RFTT had a locally acclaimed but mostly forgotten run in their hometown,
Cleveland, Ohio between 1974 and 1975. They disbanded with little
fanfare and members went on to form two legendary representatives
of American punk rock's first wave - The Dead Boys and Pere
Ubu.
RFTT reformed in 2003, releasing a live-in-studio recording of songs
from their time together in the seventies (Rocket From The Tombs
Redux) and touring the U.S. They played and recorded together
over the ensuing years and that work culminates in the 2011 release,
Barfly.
With Barfly, RFTT manage to recreate the magic of punk rock's
early years. You can hear a brand new genre striving to define itself
- reacting to and detaching from its own influences. There are hefty
dollops of sixties garage rock, classic country rock, and rockabilly
all mixing together while, at the same time, colliding with each other
- creating what in the early seventies was an entirely new form of
music.
In 2011 Barfly is something of an odd time capsule. It's as
though recording engineers jumped in a time machine, set the dial
for 1974 and, using modern recording equipment, plugged RFTT in and
hit record.
Instead of a crappy 1974 recording, remastered from someone's copy
of a copy of a copy of a cassette, we get a pristine 2011-quality
document of what punk rock sounded like in its earliest days.
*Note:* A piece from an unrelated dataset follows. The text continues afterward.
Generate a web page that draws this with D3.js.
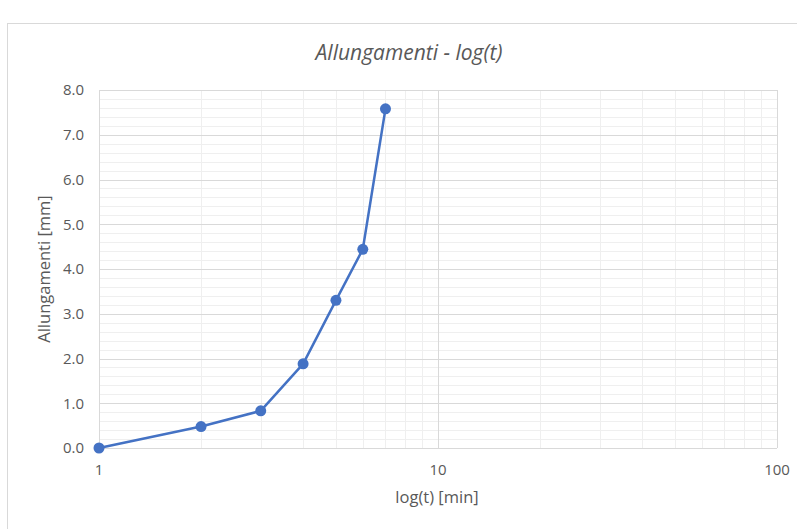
<!DOCTYPE html>
<html>
<head>
<meta charset="utf-8">
<script src="https://cdn.jsdelivr.net/npm/d3@7"></script>
<style>
  body { margin: 0; background: #fff; }
  svg text { font-family: "Open Sans", sans-serif; fill: #595959; }
</style>
</head>
<body>
<svg id="chart" width="797" height="529"></svg>
<script>
// data
const tempi = [1, 2, 3, 4, 5, 6, 7];
const allungamenti = [0, 0.48, 0.83, 1.88, 3.30, 4.44, 7.58];
const xTicks = [1, 10, 100];
const yTicks = [0, 1, 2, 3, 4, 5, 6, 7, 8];

const svg = d3.select("#chart");
const margin = { left: 99, right: 20, top: 90, bottom: 81 };
const width = 797, height = 529;

// outer chart frame
svg.append("rect")
    .attr("x", 7.5).attr("y", 23.5)
    .attr("width", 800).attr("height", 520)
    .attr("fill", "#fff")
    .attr("stroke", "#d9d9d9");

const x = d3.scaleLog().domain([1, 100]).range([margin.left, width - margin.right]);
const y = d3.scaleLinear().domain([0, 8]).range([height - margin.bottom, margin.top]);

const grid = svg.append("g");

// minor gridlines
const yMinor = d3.range(0, 8.001, 0.2).filter(v => Math.abs(v - Math.round(v)) > 1e-6);
grid.selectAll(".ymin").data(yMinor).enter().append("line")
    .attr("x1", x(1)).attr("x2", x(100))
    .attr("y1", d => Math.round(y(d)) + 0.5).attr("y2", d => Math.round(y(d)) + 0.5)
    .attr("stroke", "#efefef");

const xMinor = [2, 3, 4, 5, 6, 7, 8, 9, 20, 30, 40, 50, 60, 70, 80, 90];
grid.selectAll(".xmin").data(xMinor).enter().append("line")
    .attr("x1", d => Math.round(x(d)) + 0.5).attr("x2", d => Math.round(x(d)) + 0.5)
    .attr("y1", y(0)).attr("y2", y(8))
    .attr("stroke", "#efefef");

// major gridlines
grid.selectAll(".ymaj").data(yTicks).enter().append("line")
    .attr("x1", x(1)).attr("x2", x(100))
    .attr("y1", d => Math.round(y(d)) + 0.5).attr("y2", d => Math.round(y(d)) + 0.5)
    .attr("stroke", "#d9d9d9");

grid.selectAll(".xmaj").data(xTicks).enter().append("line")
    .attr("x1", d => Math.round(x(d)) + 0.5).attr("x2", d => Math.round(x(d)) + 0.5)
    .attr("y1", y(0)).attr("y2", y(8))
    .attr("stroke", "#d9d9d9");

// tick labels
svg.selectAll(".ylab").data(yTicks).enter().append("text")
    .attr("x", x(1) - 15)
    .attr("y", d => y(d))
    .attr("dy", "0.35em")
    .attr("text-anchor", "end")
    .attr("font-size", 15)
    .text(d => d.toFixed(1));

svg.selectAll(".xlab").data(xTicks).enter().append("text")
    .attr("x", d => x(d))
    .attr("y", y(0) + 22)
    .attr("dy", "0.35em")
    .attr("text-anchor", "middle")
    .attr("font-size", 15)
    .text(d => d);

// titles
svg.append("text")
    .attr("x", 409).attr("y", 53)
    .attr("dy", "0.35em")
    .attr("text-anchor", "middle")
    .attr("font-size", 21)
    .attr("font-style", "italic")
    .text("Allungamenti - log(t)");

svg.append("text")
    .attr("x", 437).attr("y", 497)
    .attr("dy", "0.35em")
    .attr("text-anchor", "middle")
    .attr("font-size", 16.5)
    .text("log(t) [min]");

svg.append("text")
    .attr("transform", `translate(44, ${(y(0) + y(8)) / 2}) rotate(-90)`)
    .attr("dy", "0.35em")
    .attr("text-anchor", "middle")
    .attr("font-size", 16.5)
    .text("Allungamenti [mm]");

// series
const pts = tempi.map((t, i) => [t, allungamenti[i]]);
const line = d3.line().x(d => x(d[0])).y(d => y(d[1]));

svg.append("path")
    .datum(pts)
    .attr("d", line)
    .attr("fill", "none")
    .attr("stroke", "#4472c4")
    .attr("stroke-width", 2.5)
    .attr("stroke-linejoin", "round");

svg.selectAll(".pt").data(pts).enter().append("circle")
    .attr("cx", d => x(d[0]))
    .attr("cy", d => y(d[1]))
    .attr("r", 5.5)
    .attr("fill", "#4472c4");
</script>
</body>
</html>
I know
I sound like an anthropologist but that's exactly how this record
makes me feel. Barfly is the musical equivalent of finding
a village frozen in time by a volcanic eruption. It is a glimpse into
the past that we're not often privy to.
In addition to illuminating the past, Barfly holds the key
to the future. You can hear what became the harder-edged traditional
punk The Dead Boys represented, and the tribal rhythms and experimental
ramblings that became Pere Ubu.
RFTT's Barfly presents itself as a timeless record-a musical
documentary that interconnects three generations of punk rock.